#### [SET PROBLEM]
Reproduce each line of the material exactly, minus any picture.
* * *
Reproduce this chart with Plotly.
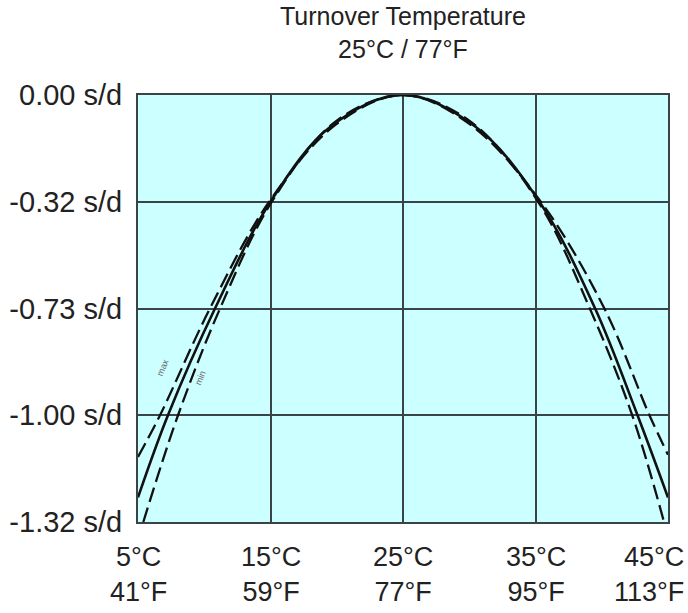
import plotly.graph_objects as go

# --- DATA (temperature in °C, rate in grid steps: 0 = top line, -4 = bottom line) ---
temp_ticks = [5, 15, 25, 35, 45]
temp_labels = ["5°C<br>41°F", "15°C<br>59°F", "25°C<br>77°F", "35°C<br>95°F", "45°C<br>113°F"]

rate_ticks = [0, -1, -2, -3, -4]
rate_labels = ["0.00 s/d", "-0.32 s/d", "-0.73 s/d", "-1.00 s/d", "-1.32 s/d"]

# nominal curve (solid)
nom_t = [5, 7.26, 10.81, 15, 19.5, 25, 30.5, 35.3, 39.5, 42.7, 45]
nom_y = [-3.77, -3.0, -2.0, -1.0, -0.30, 0, -0.30, -1.0, -2.0, -3.0, -3.77]

# "max" tolerance curve (dashed, flatter)
max_t = [5, 6.66, 10.43, 14.9, 20, 25, 30, 35.4, 40.2, 43.6, 45]
max_y = [-3.39, -3.0, -2.0, -1.0, -0.27, 0, -0.27, -1.0, -2.0, -3.0, -3.37]

# "min" tolerance curve (dashed, steeper)
min_t = [5.4, 8.02, 11.19, 15.1, 20, 25, 30, 35.2, 39.1, 42.3, 44.7]
min_y = [-4.0, -3.0, -2.0, -1.0, -0.24, 0, -0.24, -1.0, -2.0, -3.0, -4.0]

# --- STYLE ---
FONT = "Liberation Sans, Arial, sans-serif"
INK = "#222222"
GRID = "#3a4446"
BG = "#ccffff"

fig = go.Figure()

dash = "15px,6px"
for tt, yy in [(max_t, max_y), (min_t, min_y)]:
    fig.add_trace(go.Scatter(x=tt, y=yy, mode="lines", hoverinfo="skip",
                             line=dict(color="#111", width=2.3, dash=dash, shape="spline")))
fig.add_trace(go.Scatter(x=nom_t, y=nom_y, mode="lines", hoverinfo="skip",
                         line=dict(color="#111", width=2.6, shape="spline")))

# small curve labels
fig.add_annotation(x=6.9, y=-2.55, text="max", showarrow=False, textangle=-68,
                   font=dict(family=FONT, size=9, color="#666"))
fig.add_annotation(x=9.7, y=-2.65, text="min", showarrow=False, textangle=-68,
                   font=dict(family=FONT, size=9, color="#666"))

# title above the plot, centred on 25°C
fig.add_annotation(x=25, xref="x", y=1, yref="paper", yanchor="bottom", yshift=30,
                   text="Turnover Temperature<br>25°C / 77°F", showarrow=False,
                   font=dict(family=FONT, size=25, color=INK))

# x labels (°C / °F) as annotations so the last one can sit flush with the page edge
for i, (t, lab) in enumerate(zip(temp_ticks, temp_labels)):
    last = i == len(temp_ticks) - 1
    fig.add_annotation(x=t, xref="x", y=0, yref="paper", yanchor="top",
                       xanchor="right" if last else "center", align="right" if last else "center",
                       xshift=18 if last else 0, yshift=-18,
                       text=lab, showarrow=False,
                       font=dict(family=FONT, size=27, color=INK))

fig.update_layout(
    width=688, height=613,
    margin=dict(l=138, r=20, t=95, b=91),
    paper_bgcolor="white",
    plot_bgcolor=BG,
    showlegend=False,
    font=dict(family=FONT, size=27, color=INK),
)

fig.update_xaxes(
    range=[5, 45], tickvals=temp_ticks, showticklabels=False,
    showgrid=True, gridcolor=GRID, gridwidth=2,
    showline=True, linecolor=GRID, linewidth=2, mirror=True,
    zeroline=False, ticks="", automargin=False,
)
fig.update_yaxes(
    range=[-4, 0], tickvals=rate_ticks, ticktext=rate_labels,
    showgrid=True, gridcolor=GRID, gridwidth=2,
    showline=True, linecolor=GRID, linewidth=2, mirror=True,
    zeroline=False, ticks="", ticklabelstandoff=8, automargin=False,
    tickfont=dict(family=FONT, size=29, color=INK),
)

# drop the browser's default body margin so the figure sits at the page corner
fig.write_html("out.html", config={"displayModeBar": False},
               post_script="document.body.style.margin='0';")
* * *
#### [RESULT BELOW]
Reproduce this chart with Plotly.
import plotly.graph_objects as go

# --- DATA (temperature in °C, rate in grid steps: 0 = top line, -4 = bottom line) ---
temp_ticks = [5, 15, 25, 35, 45]
temp_labels = ["5°C<br>41°F", "15°C<br>59°F", "25°C<br>77°F", "35°C<br>95°F", "45°C<br>113°F"]

rate_ticks = [0, -1, -2, -3, -4]
rate_labels = ["0.00 s/d", "-0.32 s/d", "-0.73 s/d", "-1.00 s/d", "-1.32 s/d"]

# nominal curve (solid)
nom_t = [5, 7.26, 10.81, 15, 19.5, 25, 30.5, 35.3, 39.5, 42.7, 45]
nom_y = [-3.77, -3.0, -2.0, -1.0, -0.30, 0, -0.30, -1.0, -2.0, -3.0, -3.77]

# "max" tolerance curve (dashed, flatter)
max_t = [5, 6.66, 10.43, 14.9, 20, 25, 30, 35.4, 40.2, 43.6, 45]
max_y = [-3.39, -3.0, -2.0, -1.0, -0.27, 0, -0.27, -1.0, -2.0, -3.0, -3.37]

# "min" tolerance curve (dashed, steeper)
min_t = [5.4, 8.02, 11.19, 15.1, 20, 25, 30, 35.2, 39.1, 42.3, 44.7]
min_y = [-4.0, -3.0, -2.0, -1.0, -0.24, 0, -0.24, -1.0, -2.0, -3.0, -4.0]

# --- STYLE ---
FONT = "Liberation Sans, Arial, sans-serif"
INK = "#222222"
GRID = "#3a4446"
BG = "#ccffff"

fig = go.Figure()

dash = "15px,6px"
for tt, yy in [(max_t, max_y), (min_t, min_y)]:
    fig.add_trace(go.Scatter(x=tt, y=yy, mode="lines", hoverinfo="skip",
                             line=dict(color="#111", width=2.3, dash=dash, shape="spline")))
fig.add_trace(go.Scatter(x=nom_t, y=nom_y, mode="lines", hoverinfo="skip",
                         line=dict(color="#111", width=2.6, shape="spline")))

# small curve labels
fig.add_annotation(x=6.9, y=-2.55, text="max", showarrow=False, textangle=-68,
                   font=dict(family=FONT, size=9, color="#666"))
fig.add_annotation(x=9.7, y=-2.65, text="min", showarrow=False, textangle=-68,
                   font=dict(family=FONT, size=9, color="#666"))

# title above the plot, centred on 25°C
fig.add_annotation(x=25, xref="x", y=1, yref="paper", yanchor="bottom", yshift=30,
                   text="Turnover Temperature<br>25°C / 77°F", showarrow=False,
                   font=dict(family=FONT, size=25, color=INK))

# x labels (°C / °F) as annotations so the last one can sit flush with the page edge
for i, (t, lab) in enumerate(zip(temp_ticks, temp_labels)):
    last = i == len(temp_ticks) - 1
    fig.add_annotation(x=t, xref="x", y=0, yref="paper", yanchor="top",
                       xanchor="right" if last else "center", align="right" if last else "center",
                       xshift=18 if last else 0, yshift=-18,
                       text=lab, showarrow=False,
                       font=dict(family=FONT, size=27, color=INK))

fig.update_layout(
    width=688, height=613,
    margin=dict(l=138, r=20, t=95, b=91),
    paper_bgcolor="white",
    plot_bgcolor=BG,
    showlegend=False,
    font=dict(family=FONT, size=27, color=INK),
)

fig.update_xaxes(
    range=[5, 45], tickvals=temp_ticks, showticklabels=False,
    showgrid=True, gridcolor=GRID, gridwidth=2,
    showline=True, linecolor=GRID, linewidth=2, mirror=True,
    zeroline=False, ticks="", automargin=False,
)
fig.update_yaxes(
    range=[-4, 0], tickvals=rate_ticks, ticktext=rate_labels,
    showgrid=True, gridcolor=GRID, gridwidth=2,
    showline=True, linecolor=GRID, linewidth=2, mirror=True,
    zeroline=False, ticks="", ticklabelstandoff=8, automargin=False,
    tickfont=dict(family=FONT, size=29, color=INK),
)

# drop the browser's default body margin so the figure sits at the page corner
fig.write_html("out.html", config={"displayModeBar": False},
               post_script="document.body.style.margin='0';")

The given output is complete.